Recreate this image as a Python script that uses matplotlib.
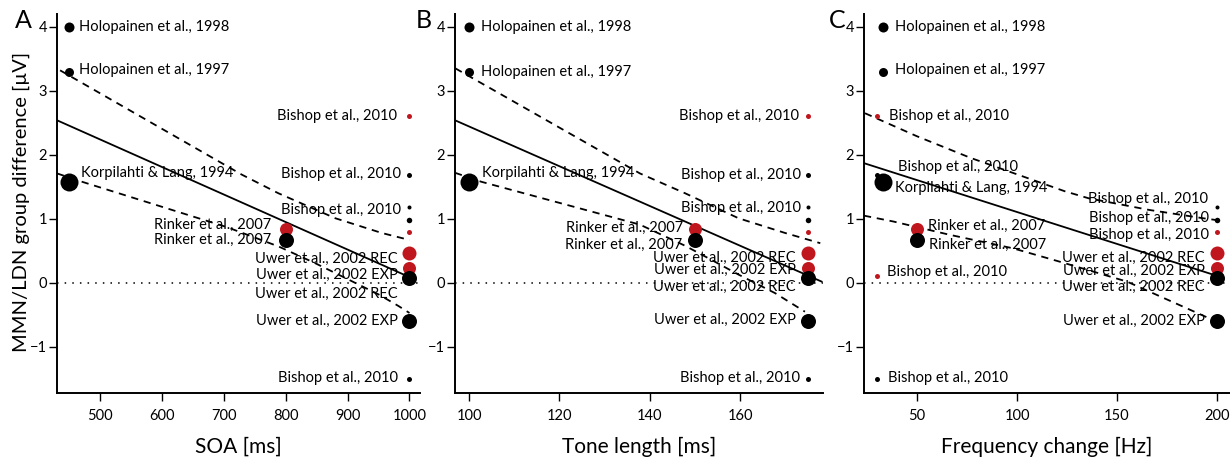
import matplotlib
matplotlib.use('Agg')
import matplotlib.pyplot as plt

plt.rcParams['font.family'] = ['Lato', 'DejaVu Sans']

# studies (one entry per marker)
names = ["Holopainen et al., 1998", "Holopainen et al., 1997", "Korpilahti & Lang, 1994",
         "Rinker et al., 2007", "Rinker et al., 2007",
         "Uwer et al., 2002 REC", "Uwer et al., 2002 EXP",
         "Uwer et al., 2002 REC", "Uwer et al., 2002 EXP",
         "Bishop et al., 2010", "Bishop et al., 2010", "Bishop et al., 2010",
         "Bishop et al., 2010", "Bishop et al., 2010", "Bishop et al., 2010",
         "Bishop et al., 2010"]
diff_uv = [4.0, 3.3, 1.58, 0.84, 0.67, 0.46, 0.23, 0.07, -0.6,
           2.6, 1.69, 1.18, 0.98, 0.79, 0.1, -1.5]
is_red = [0, 0, 0, 1, 0, 1, 1, 0, 0, 1, 0, 0, 0, 1, 1, 0]
soa = [450, 450, 450, 800, 800, 1000, 1000, 1000, 1000,
       1000, 1000, 1000, 1000, 1000, 1000, 1000]
tone = [100, 100, 100, 150, 150, 175, 175, 175, 175,
        175, 175, 175, 175, 175, 175, 175]
freq = [33, 33, 33, 50, 50, 200, 200, 200, 200,
        30, 30, 200, 200, 200, 30, 30]

# regression line and bands
fitA_x = [430, 1000]
fitA_y = [2.54, 0.09]
upA_x = [435, 729, 788, 880, 955, 1000]
upA_y = [3.32, 1.69, 1.40, 1.01, 0.78, 0.67]
loA_x = [430, 467, 705, 788, 847, 885, 950, 982, 1000]
loA_y = [1.71, 1.59, 0.87, 0.57, 0.31, 0.13, -0.18, -0.36, -0.47]

fitB_x = [96.9, 178]
fitB_y = [2.54, 0.02]
upB_x = [97, 137.8, 147.8, 159.6, 169.9, 177.7]
upB_y = [3.35, 1.71, 1.40, 1.01, 0.78, 0.62]
loB_x = [96.9, 102.7, 137.8, 147.8, 154.4, 159.6, 167.7, 174.3]
loB_y = [1.72, 1.58, 0.91, 0.58, 0.33, 0.13, -0.16, -0.45]

fitC_x = [23.5, 200]
fitC_y = [1.87, 0.11]
upC_x = [24, 50, 77, 124, 136, 166, 193, 200]
upC_y = [2.65, 2.29, 1.95, 1.43, 1.32, 1.14, 1.01, 0.98]
loC_x = [23.5, 38, 66.5, 98, 121.5, 155, 176.5, 198]
loC_y = [1.05, 0.96, 0.75, 0.54, 0.33, 0.02, -0.28, -0.58]

# marker diameters in pixels
marker_px = [10, 9, 18, 13, 15, 14, 13, 15, 15, 5, 5, 4, 5.5, 5, 5, 5]

# label placement: (dx px, dy px, ha) or None
labA = [(10, 0, 'left'), (10, 2, 'left'), (12, 9, 'left'),
        (-15, 4, 'right'), (-15, 0, 'right'),
        (-12, -5, 'right'), (-12, -7, 'right'), (-12, -15, 'right'), (-12, 0, 'right'),
        (-12, 0, 'right'), (-8, 1, 'right'), (-8, -3, 'right'),
        None, None, None, (-11, 1, 'right')]
labB = [(12, 0, 'left'), (12, 0, 'left'), (13, 9, 'left'),
        (-12, 1.5, 'right'), (-13, -4.5, 'right'),
        (-12, -4, 'right'), (-12, -2, 'right'), (-12, -8, 'right'), (-12, 1, 'right'),
        (-9, 0, 'right'), (-7, 0, 'right'), (-7, -0.5, 'right'),
        None, None, None, (-8, 1, 'right')]
labC = [(12, 0, 'left'), (12, 2, 'left'), (12, -6, 'left'),
        (11, 3, 'left'), (12, -5, 'left'),
        (-12, -4, 'right'), (-12, -3, 'right'), (-12, -8, 'right'), (-12, 0, 'right'),
        (12, 0, 'left'), (21, 8, 'left'), (-9, 8, 'right'),
        (-8, 2, 'right'), (-8, -3, 'right'), (10, 4, 'left'), (11, 1, 'left')]

RED = '#c0161d'

W, H = 1230, 458
fig = plt.figure(figsize=(W / 100, H / 100), dpi=100)

panels = [
    ('A', 15, soa, (57, 420), (430, 1017), [500, 600, 700, 800, 900, 1000], 'SOA [ms]',
     fitA_x, fitA_y, upA_x, upA_y, loA_x, loA_y, labA),
    ('B', 416, tone, (455, 823), (96.9, 178.3), [100, 120, 140, 160], 'Tone length [ms]',
     fitB_x, fitB_y, upB_x, upB_y, loB_x, loB_y, labB),
    ('C', 829, freq, (864, 1230), (23.5, 206.5), [50, 100, 150, 200], 'Frequency change [Hz]',
     fitC_x, fitC_y, upC_x, upC_y, loC_x, loC_y, labC),
]

top, bottom = 14, 393
for letter, letter_x, xs, (l, r), xlim, xticks, xlabel, fx, fy, ux, uy, lx, ly, labs in panels:
    ax = fig.add_axes([l / W, 1 - bottom / H, (r - l) / W, (bottom - top) / H])
    ax.set_xlim(*xlim)
    ax.set_ylim(-1.72, 4.2)

    ax.plot(xlim, [0, 0], color='black', lw=1.1, ls=(0, (1, 4)), zorder=1)
    ax.plot(fx, fy, color='black', lw=1.3, zorder=2)
    ax.plot(ux, uy, color='black', lw=1.3, ls=(0, (4, 3.2)), zorder=2)
    ax.plot(lx, ly, color='black', lw=1.3, ls=(0, (4, 3.2)), zorder=2)

    # small points first, then red, then black on top
    order = sorted(range(len(diff_uv)), key=lambda i: (marker_px[i] > 8, is_red[i] == 0))
    for i in order:
        ax.scatter(xs[i], diff_uv[i], s=(marker_px[i] * 0.72) ** 2,
                   color=RED if is_red[i] else 'black', lw=0, zorder=3,
                   clip_on=False)

    for i, lab in enumerate(labs):
        if lab is None:
            continue
        dx, dy, ha = lab
        ax.annotate(names[i], (xs[i], diff_uv[i]), xytext=(dx, dy),
                    textcoords='offset pixels', ha=ha, va='center',
                    fontsize=10.5, zorder=4, annotation_clip=False)

    for s in ['top', 'right']:
        ax.spines[s].set_visible(False)
    for s in ['left', 'bottom']:
        ax.spines[s].set_linewidth(1.4)
    ax.set_xticks(xticks)
    ax.set_yticks([-1, 0, 1, 2, 3, 4])
    ax.tick_params(axis='both', direction='out', length=5.5, width=1, labelsize=10.5)
    ax.tick_params(axis='y', pad=1.5)
    ax.tick_params(axis='x', pad=6)
    ax.set_xlabel(xlabel, fontsize=15, labelpad=10)

    fig.text(letter_x / W, 1 - 20 / H, letter, fontsize=18, va='center', ha='left')

fig.text(21 / W, 1 - 202 / H, 'MMN/LDN group difference [µV]', fontsize=14.5,
         rotation=90, ha='center', va='center')

fig.savefig('out.png', dpi=100)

-- What to produce --
Copy out all of the data word for word. Do not carry over any picture.

-- Full answer --
Recreate this image as a Python script that uses matplotlib.
import matplotlib
matplotlib.use('Agg')
import matplotlib.pyplot as plt

plt.rcParams['font.family'] = ['Lato', 'DejaVu Sans']

# studies (one entry per marker)
names = ["Holopainen et al., 1998", "Holopainen et al., 1997", "Korpilahti & Lang, 1994",
         "Rinker et al., 2007", "Rinker et al., 2007",
         "Uwer et al., 2002 REC", "Uwer et al., 2002 EXP",
         "Uwer et al., 2002 REC", "Uwer et al., 2002 EXP",
         "Bishop et al., 2010", "Bishop et al., 2010", "Bishop et al., 2010",
         "Bishop et al., 2010", "Bishop et al., 2010", "Bishop et al., 2010",
         "Bishop et al., 2010"]
diff_uv = [4.0, 3.3, 1.58, 0.84, 0.67, 0.46, 0.23, 0.07, -0.6,
           2.6, 1.69, 1.18, 0.98, 0.79, 0.1, -1.5]
is_red = [0, 0, 0, 1, 0, 1, 1, 0, 0, 1, 0, 0, 0, 1, 1, 0]
soa = [450, 450, 450, 800, 800, 1000, 1000, 1000, 1000,
       1000, 1000, 1000, 1000, 1000, 1000, 1000]
tone = [100, 100, 100, 150, 150, 175, 175, 175, 175,
        175, 175, 175, 175, 175, 175, 175]
freq = [33, 33, 33, 50, 50, 200, 200, 200, 200,
        30, 30, 200, 200, 200, 30, 30]

# regression line and bands
fitA_x = [430, 1000]
fitA_y = [2.54, 0.09]
upA_x = [435, 729, 788, 880, 955, 1000]
upA_y = [3.32, 1.69, 1.40, 1.01, 0.78, 0.67]
loA_x = [430, 467, 705, 788, 847, 885, 950, 982, 1000]
loA_y = [1.71, 1.59, 0.87, 0.57, 0.31, 0.13, -0.18, -0.36, -0.47]

fitB_x = [96.9, 178]
fitB_y = [2.54, 0.02]
upB_x = [97, 137.8, 147.8, 159.6, 169.9, 177.7]
upB_y = [3.35, 1.71, 1.40, 1.01, 0.78, 0.62]
loB_x = [96.9, 102.7, 137.8, 147.8, 154.4, 159.6, 167.7, 174.3]
loB_y = [1.72, 1.58, 0.91, 0.58, 0.33, 0.13, -0.16, -0.45]

fitC_x = [23.5, 200]
fitC_y = [1.87, 0.11]
upC_x = [24, 50, 77, 124, 136, 166, 193, 200]
upC_y = [2.65, 2.29, 1.95, 1.43, 1.32, 1.14, 1.01, 0.98]
loC_x = [23.5, 38, 66.5, 98, 121.5, 155, 176.5, 198]
loC_y = [1.05, 0.96, 0.75, 0.54, 0.33, 0.02, -0.28, -0.58]

# marker diameters in pixels
marker_px = [10, 9, 18, 13, 15, 14, 13, 15, 15, 5, 5, 4, 5.5, 5, 5, 5]

# label placement: (dx px, dy px, ha) or None
labA = [(10, 0, 'left'), (10, 2, 'left'), (12, 9, 'left'),
        (-15, 4, 'right'), (-15, 0, 'right'),
        (-12, -5, 'right'), (-12, -7, 'right'), (-12, -15, 'right'), (-12, 0, 'right'),
        (-12, 0, 'right'), (-8, 1, 'right'), (-8, -3, 'right'),
        None, None, None, (-11, 1, 'right')]
labB = [(12, 0, 'left'), (12, 0, 'left'), (13, 9, 'left'),
        (-12, 1.5, 'right'), (-13, -4.5, 'right'),
        (-12, -4, 'right'), (-12, -2, 'right'), (-12, -8, 'right'), (-12, 1, 'right'),
        (-9, 0, 'right'), (-7, 0, 'right'), (-7, -0.5, 'right'),
        None, None, None, (-8, 1, 'right')]
labC = [(12, 0, 'left'), (12, 2, 'left'), (12, -6, 'left'),
        (11, 3, 'left'), (12, -5, 'left'),
        (-12, -4, 'right'), (-12, -3, 'right'), (-12, -8, 'right'), (-12, 0, 'right'),
        (12, 0, 'left'), (21, 8, 'left'), (-9, 8, 'right'),
        (-8, 2, 'right'), (-8, -3, 'right'), (10, 4, 'left'), (11, 1, 'left')]

RED = '#c0161d'

W, H = 1230, 458
fig = plt.figure(figsize=(W / 100, H / 100), dpi=100)

panels = [
    ('A', 15, soa, (57, 420), (430, 1017), [500, 600, 700, 800, 900, 1000], 'SOA [ms]',
     fitA_x, fitA_y, upA_x, upA_y, loA_x, loA_y, labA),
    ('B', 416, tone, (455, 823), (96.9, 178.3), [100, 120, 140, 160], 'Tone length [ms]',
     fitB_x, fitB_y, upB_x, upB_y, loB_x, loB_y, labB),
    ('C', 829, freq, (864, 1230), (23.5, 206.5), [50, 100, 150, 200], 'Frequency change [Hz]',
     fitC_x, fitC_y, upC_x, upC_y, loC_x, loC_y, labC),
]

top, bottom = 14, 393
for letter, letter_x, xs, (l, r), xlim, xticks, xlabel, fx, fy, ux, uy, lx, ly, labs in panels:
    ax = fig.add_axes([l / W, 1 - bottom / H, (r - l) / W, (bottom - top) / H])
    ax.set_xlim(*xlim)
    ax.set_ylim(-1.72, 4.2)

    ax.plot(xlim, [0, 0], color='black', lw=1.1, ls=(0, (1, 4)), zorder=1)
    ax.plot(fx, fy, color='black', lw=1.3, zorder=2)
    ax.plot(ux, uy, color='black', lw=1.3, ls=(0, (4, 3.2)), zorder=2)
    ax.plot(lx, ly, color='black', lw=1.3, ls=(0, (4, 3.2)), zorder=2)

    # small points first, then red, then black on top
    order = sorted(range(len(diff_uv)), key=lambda i: (marker_px[i] > 8, is_red[i] == 0))
    for i in order:
        ax.scatter(xs[i], diff_uv[i], s=(marker_px[i] * 0.72) ** 2,
                   color=RED if is_red[i] else 'black', lw=0, zorder=3,
                   clip_on=False)

    for i, lab in enumerate(labs):
        if lab is None:
            continue
        dx, dy, ha = lab
        ax.annotate(names[i], (xs[i], diff_uv[i]), xytext=(dx, dy),
                    textcoords='offset pixels', ha=ha, va='center',
                    fontsize=10.5, zorder=4, annotation_clip=False)

    for s in ['top', 'right']:
        ax.spines[s].set_visible(False)
    for s in ['left', 'bottom']:
        ax.spines[s].set_linewidth(1.4)
    ax.set_xticks(xticks)
    ax.set_yticks([-1, 0, 1, 2, 3, 4])
    ax.tick_params(axis='both', direction='out', length=5.5, width=1, labelsize=10.5)
    ax.tick_params(axis='y', pad=1.5)
    ax.tick_params(axis='x', pad=6)
    ax.set_xlabel(xlabel, fontsize=15, labelpad=10)

    fig.text(letter_x / W, 1 - 20 / H, letter, fontsize=18, va='center', ha='left')

fig.text(21 / W, 1 - 202 / H, 'MMN/LDN group difference [µV]', fontsize=14.5,
         rotation=90, ha='center', va='center')

fig.savefig('out.png', dpi=100)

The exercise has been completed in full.